Pour les entreprises aussi, le bilan varie en fonction des secteurs. Selon la Fédération de la vente directe, en moyenne dans la région Centre-Val de Loire, le chiffre d’affaires est en baisse de 3 %. Les commerces dans la rénovation de l’habitat ou encore le textile ont le plus souffert. A contrario, les sociétés spécialisées dans la cuisine ou les produits de renouvellement ont bien travaillé. Chez Astheya, on affiche une croissance de + 2% en 2020 par rapport à 2019. Pour Tupperware, c’est 3,7 millions de chiffre d’affaires en 2020 soit – 4 %. "On s’en est pas trop mal sorti", commente Nathalie Allahwerdian. Pour Vorwek, la croissance est à deux chiffres. "On a été porté par le produit", estime Christelle Delanoë. "Les gens étaient à la maison, il y a eu une envie de s’occuper de la maison, de cuisiner".

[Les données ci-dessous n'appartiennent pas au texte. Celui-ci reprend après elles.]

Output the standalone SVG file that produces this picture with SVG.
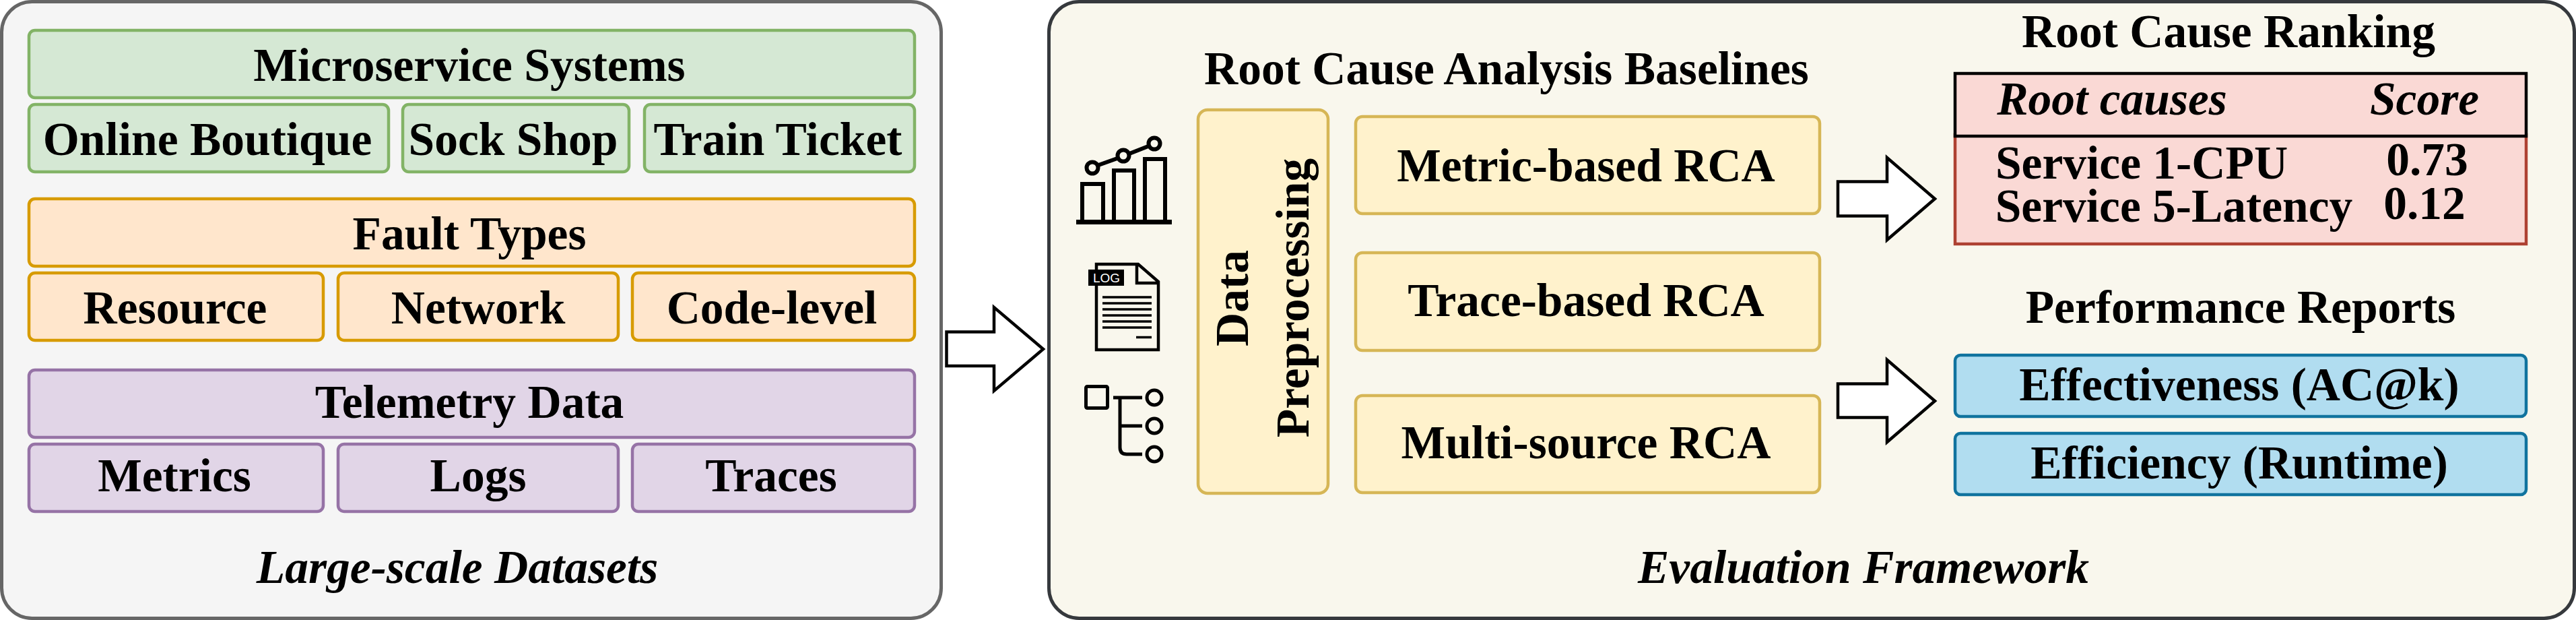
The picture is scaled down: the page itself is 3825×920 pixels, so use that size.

Cette crise a en tout cas permis aux entreprises de développer leur présence numérique. "On a gagné 5 ans en quelques mois", disent les cheffes d’entreprises. Pour beaucoup, c’est la confirmation qu’il faut se diversifier et miser sur le multicanal. Tupperware comme Vorwek par exemple ont déjà investi en ouvrant des boutiques. "C’est un outil supplémentaire pour nous faire connaitre et pour s’ouvrir vers l’extérieur", dit Nathalie Allahwerdian.
Une augmentation et un rajeunissement des vendeuses
Le secteur aura, en tout cas, vu son nombre de vendeuses augmenter cette année : + 2 % dans la région Centre. À Secrets de miel, 1 000 nouvelles VDI ont postulé. À Tupperware, c’est le double des inscriptions par rapport à une année normale. À Vorwek, on est passé de 8 000 à 13 000 VDI en France. Et l’entreprise a même lancé une vaste campagne de recrutement. "Il n’y avait plus de boulot pour les étudiants, plus de travail dans les restaurants, plus d’intérim", suggère Pascale Ribémont. "La crise, ça a peut-être révélé des personnes qui se sont dit qu’elles en avaient marre de leur job. Ou elles se sont retrouvées en précarité suite au confinement", avance Élise Hernaez. Car ce métier, flexible, est souvent présenté comme une bonne façon de boucler ses fins de mois.
Les entreprises observent aussi un rajeunissement de leurs VDI, grâce au numérique. "Ça leur a parlé aussitôt, il y a moins de pédagogie à faire pour les plus jeunes", reconnaît Pascale Ribémont. "Elles gagnent du temps. C’est plus simple pour elles de s’organiser dans leur vie personnelle. C’est plus facile que de se déplacer physiquement. On peut voir plus de monde en une journée", énumère Christelle Delanoë. Reste à savoir si ces personnes, recrutées lors d’une année exceptionnelle en tout point de vue, continueront leur activité sur le long terme.